__Supplied material__
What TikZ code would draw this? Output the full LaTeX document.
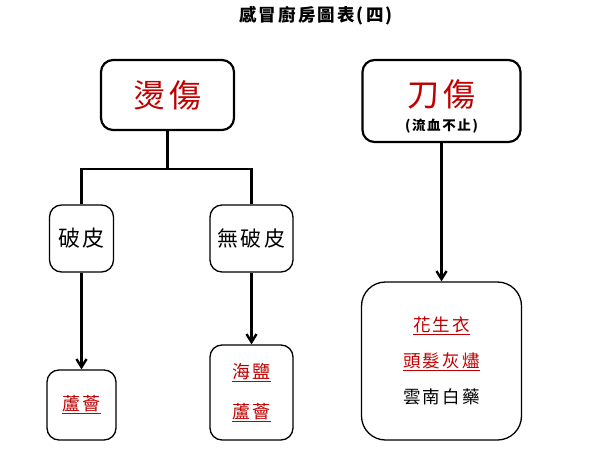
\documentclass[tikz,border=0pt]{standalone}
\usepackage{fontspec}
\setmainfont[LetterSpace=12]{Noto Sans CJK TC}
\usetikzlibrary{arrows.meta,positioning,calc}
\definecolor{scaldred}{HTML}{C00000}

\begin{document}
\begin{tikzpicture}[x=1pt,y=-1pt,>={Straight Barb[length=8pt,width=10pt]},
  box/.style={draw=black,line width=1.3pt,rounded corners=12pt,fill=white,inner sep=0pt,align=center},
  headbox/.style={box,line width=2.2pt},
  link/.style={line width=2.2pt},
  arr/.style={->,line width=2.4pt}]
\useasboundingbox (0,0) rectangle (600,455);
\node[font=\fontsize{17.5}{20}\selectfont\bfseries] (title) at (316,16) {感冒廚房圖表(四)};
% the two injuries
\node[headbox,minimum width=133pt,minimum height=70pt,text=scaldred,font=\fontsize{32}{36}\selectfont] (scald) at (167.5,95) {燙傷};
\node[headbox,minimum width=158pt,minimum height=82pt,font=\fontsize{32}{24}\selectfont] (cut) at (441.5,101) {\rule{0pt}{38pt}\textcolor{scaldred}{刀傷}\\{\fontsize{13.5}{14}\selectfont\bfseries (流血不止)}};
% burn cases
\node[box,minimum width=64pt,minimum height=67pt,font=\fontsize{22}{26}\selectfont] (broken) at (81.5,238.5) {破皮};
\node[box,minimum width=83pt,minimum height=67pt,font=\fontsize{21}{26}\selectfont] (intact) at (251.5,238.5) {無破皮};
% remedies
\node[box,minimum width=69pt,minimum height=70pt,text=scaldred,font=\fontsize{18}{20}\selectfont] (aloe) at (81.5,405) {\underline{蘆薈}};
\node[box,minimum width=83pt,minimum height=95pt,text=scaldred,font=\fontsize{18}{40}\selectfont] (saltaloe) at (251.5,392.5) {\underline{海鹽}\\\underline{蘆薈}};
\node[box,minimum width=160pt,minimum height=158pt,rounded corners=24pt,font=\fontsize{17.5}{36}\selectfont] (stanch) at (441.5,361) {\textcolor{scaldred}{\underline{花生衣}}\\\textcolor{scaldred}{\underline{頭髮灰燼}}\\雲南白藥};
\coordinate (fork) at ($(scald.south)+(0,38)$);
\draw[link] (scald.south) -- (fork);
\draw[link] (broken.north) |- (fork) -| (intact.north);
\draw[arr] (broken.south) -- (aloe.north);
\draw[arr] (intact.south) -- (saltaloe.north);
\draw[arr] (cut.south) -- (stanch.north);
\end{tikzpicture}
\end{document}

__Brief__
Omit the pictures and output all of the other material exactly.

__Solution to the exercise__
What TikZ code would draw this? Output the full LaTeX document.
\documentclass[tikz,border=0pt]{standalone}
\usepackage{fontspec}
\setmainfont[LetterSpace=12]{Noto Sans CJK TC}
\usetikzlibrary{arrows.meta,positioning,calc}
\definecolor{scaldred}{HTML}{C00000}

\begin{document}
\begin{tikzpicture}[x=1pt,y=-1pt,>={Straight Barb[length=8pt,width=10pt]},
  box/.style={draw=black,line width=1.3pt,rounded corners=12pt,fill=white,inner sep=0pt,align=center},
  headbox/.style={box,line width=2.2pt},
  link/.style={line width=2.2pt},
  arr/.style={->,line width=2.4pt}]
\useasboundingbox (0,0) rectangle (600,455);
\node[font=\fontsize{17.5}{20}\selectfont\bfseries] (title) at (316,16) {感冒廚房圖表(四)};
% the two injuries
\node[headbox,minimum width=133pt,minimum height=70pt,text=scaldred,font=\fontsize{32}{36}\selectfont] (scald) at (167.5,95) {燙傷};
\node[headbox,minimum width=158pt,minimum height=82pt,font=\fontsize{32}{24}\selectfont] (cut) at (441.5,101) {\rule{0pt}{38pt}\textcolor{scaldred}{刀傷}\\{\fontsize{13.5}{14}\selectfont\bfseries (流血不止)}};
% burn cases
\node[box,minimum width=64pt,minimum height=67pt,font=\fontsize{22}{26}\selectfont] (broken) at (81.5,238.5) {破皮};
\node[box,minimum width=83pt,minimum height=67pt,font=\fontsize{21}{26}\selectfont] (intact) at (251.5,238.5) {無破皮};
% remedies
\node[box,minimum width=69pt,minimum height=70pt,text=scaldred,font=\fontsize{18}{20}\selectfont] (aloe) at (81.5,405) {\underline{蘆薈}};
\node[box,minimum width=83pt,minimum height=95pt,text=scaldred,font=\fontsize{18}{40}\selectfont] (saltaloe) at (251.5,392.5) {\underline{海鹽}\\\underline{蘆薈}};
\node[box,minimum width=160pt,minimum height=158pt,rounded corners=24pt,font=\fontsize{17.5}{36}\selectfont] (stanch) at (441.5,361) {\textcolor{scaldred}{\underline{花生衣}}\\\textcolor{scaldred}{\underline{頭髮灰燼}}\\雲南白藥};
\coordinate (fork) at ($(scald.south)+(0,38)$);
\draw[link] (scald.south) -- (fork);
\draw[link] (broken.north) |- (fork) -| (intact.north);
\draw[arr] (broken.south) -- (aloe.north);
\draw[arr] (intact.south) -- (saltaloe.north);
\draw[arr] (cut.south) -- (stanch.north);
\end{tikzpicture}
\end{document}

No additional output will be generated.